Quality Nightmare is More than "Inadvertent Neglect"


The Veterans Administration exposed over 10,000 patients to other patients' blood and body fluids. The problem arose in cleaning endoscopic parts. The VA characterized the problems as:


"inadvertently neglecting to appropriately reprocess a specific auxiliary water tube."
Horse hockey! It's a quality nightmare. Over twenty five patients now have Hepatitis B, C, or AIDS.

When the VA system purchased the equipment from Olympus American Inc., the vendor should have trained hospital staff on proper cleaning. Did the Olympus trainer not cover the information adequately?

Olympus left maintenance and upkeep information with the hospital. Was the documentation clear as to what hospital staff needed to do to keep patients safe from exposure?
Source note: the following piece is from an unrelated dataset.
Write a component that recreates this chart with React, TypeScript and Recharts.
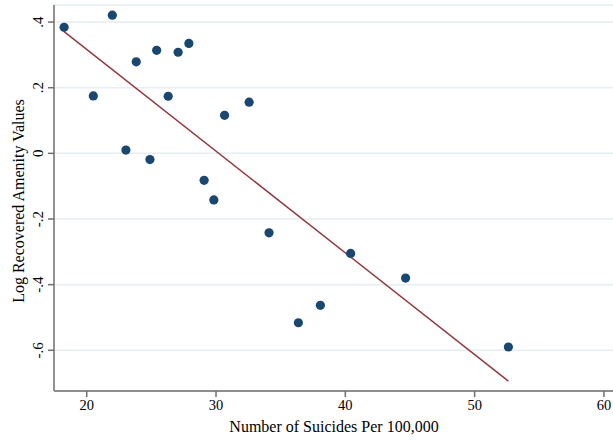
import { ScatterChart, Scatter, XAxis, YAxis, CartesianGrid, ReferenceLine, Label } from "recharts";

const suicides = [18.25, 21.98, 20.51, 23.83, 25.41, 27.07, 27.9, 26.3, 23.03, 24.89, 30.66, 32.56, 29.08, 29.83, 34.1, 40.41, 44.66, 38.07, 36.37, 52.61];
const amenity = [0.384, 0.421, 0.175, 0.279, 0.314, 0.308, 0.335, 0.174, 0.01, -0.019, 0.116, 0.156, -0.082, -0.142, -0.242, -0.305, -0.38, -0.463, -0.516, -0.59];

// fitted line endpoints
const fitX = [18.25, 52.61];
const fitY = [0.371, -0.694];

const xTicks = [20, 30, 40, 50, 60];
const yTicks = [-0.6, -0.4, -0.2, 0, 0.2, 0.4];
const yTickLabels = ["-.6", "-.4", "-.2", "0", ".2", ".4"];

const FONT = '"Liberation Serif", "Times New Roman", serif';
const NAVY = "#1a476f";
const MAROON = "#90353b";
const AXIS = "#6e6e6e";

const points = suicides.map((x, i) => ({ x, y: amenity[i] }));

const XTick = (props: any) => {
    const { x, y, payload } = props;
    return (
        <text x={x} y={y + 11} textAnchor="middle" fontFamily={FONT} fontSize={14.5} fill="#000">
            {payload.value}
        </text>
    );
};

const YTick = (props: any) => {
    const { x, y, payload } = props;
    const cx = x - 8;
    const idx = yTicks.indexOf(payload.value);
    return (
        <text
            x={cx}
            y={y}
            transform={`rotate(-90 ${cx} ${y})`}
            textAnchor="middle"
            dominantBaseline="central"
            fontFamily={FONT}
            fontSize={15}
            fill="#000"
        >
            {idx >= 0 ? yTickLabels[idx] : payload.value}
        </text>
    );
};

const Dot = (props: any) => <circle cx={props.cx} cy={props.cy} r={4.6} fill={NAVY} />;

export default function App() {
    return (
        <div style={{ width: 613, height: 440, background: "#fff", fontFamily: FONT }}>
            <style>{"body{margin:0}"}</style>
            <ScatterChart width={613} height={440} margin={{ top: 5, right: 0, bottom: 0, left: 0 }}>
                <CartesianGrid vertical={false} stroke="#e6eef1" strokeWidth={1.5} />
                <XAxis
                    dataKey="x"
                    type="number"
                    domain={[17.47, 60.7]}
                    ticks={xTicks}
                    allowDataOverflow
                    height={49}
                    tickSize={6}
                    tickMargin={2}
                    stroke={AXIS}
                    strokeWidth={1.5}
                    tick={<XTick />}
                >
                    <Label
                        content={() => (
                            <text x={334} y={432} textAnchor="middle" fontFamily={FONT} fontSize={16} fill="#000">
                                Number of Suicides Per 100,000
                            </text>
                        )}
                    />
                </XAxis>
                <YAxis
                    dataKey="y"
                    type="number"
                    domain={[-0.724, 0.452]}
                    ticks={yTicks}
                    allowDataOverflow
                    width={54}
                    tickSize={6}
                    stroke={AXIS}
                    strokeWidth={1.5}
                    tick={<YTick />}
                >
                    <Label
                        content={() => (
                            <text
                                x={18}
                                y={201}
                                transform="rotate(-90 18 201)"
                                textAnchor="middle"
                                dominantBaseline="central"
                                fontFamily={FONT}
                                fontSize={16}
                                fill="#000"
                            >
                                Log Recovered Amenity Values
                            </text>
                        )}
                    />
                </YAxis>
                <ReferenceLine
                    segment={[
                        { x: fitX[0], y: fitY[0] },
                        { x: fitX[1], y: fitY[1] },
                    ]}
                    stroke={MAROON}
                    strokeWidth={1.4}
                    ifOverflow="visible"
                />
                <Scatter data={points} shape={<Dot />} isAnimationActive={false} />
            </ScatterChart>
        </div>
    );
}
Was the water tube specified as a disposable or reusable device? If the VA wanted to save money, they might reuse a disposable item, especially if it could increase their incentive bonuses.

Three VA sites failed patients, Murfreesboro, TN, Augusta, GA and Miami, FL. How did incentive pay impact multi-site, multi-year periods of "inadvertent neglect"?

The AP obtained information on the exposure from the VA system. Their e-mail stated:


"tubing attached to the endoscopic equipment was cleaned at the end of each day, rather than immediately after each patient—a violation of the manufacturer's instructions."

The question is why? Why did the VA allow blood and body fluid exposure to over 10,000 patients? It's management's job to know.

"Inadvertent harm" is spin for management's failure to lead on quality. It belongs in the same place as Katrina's "unprecedented event." They both cover government nightmares for thousands of patients.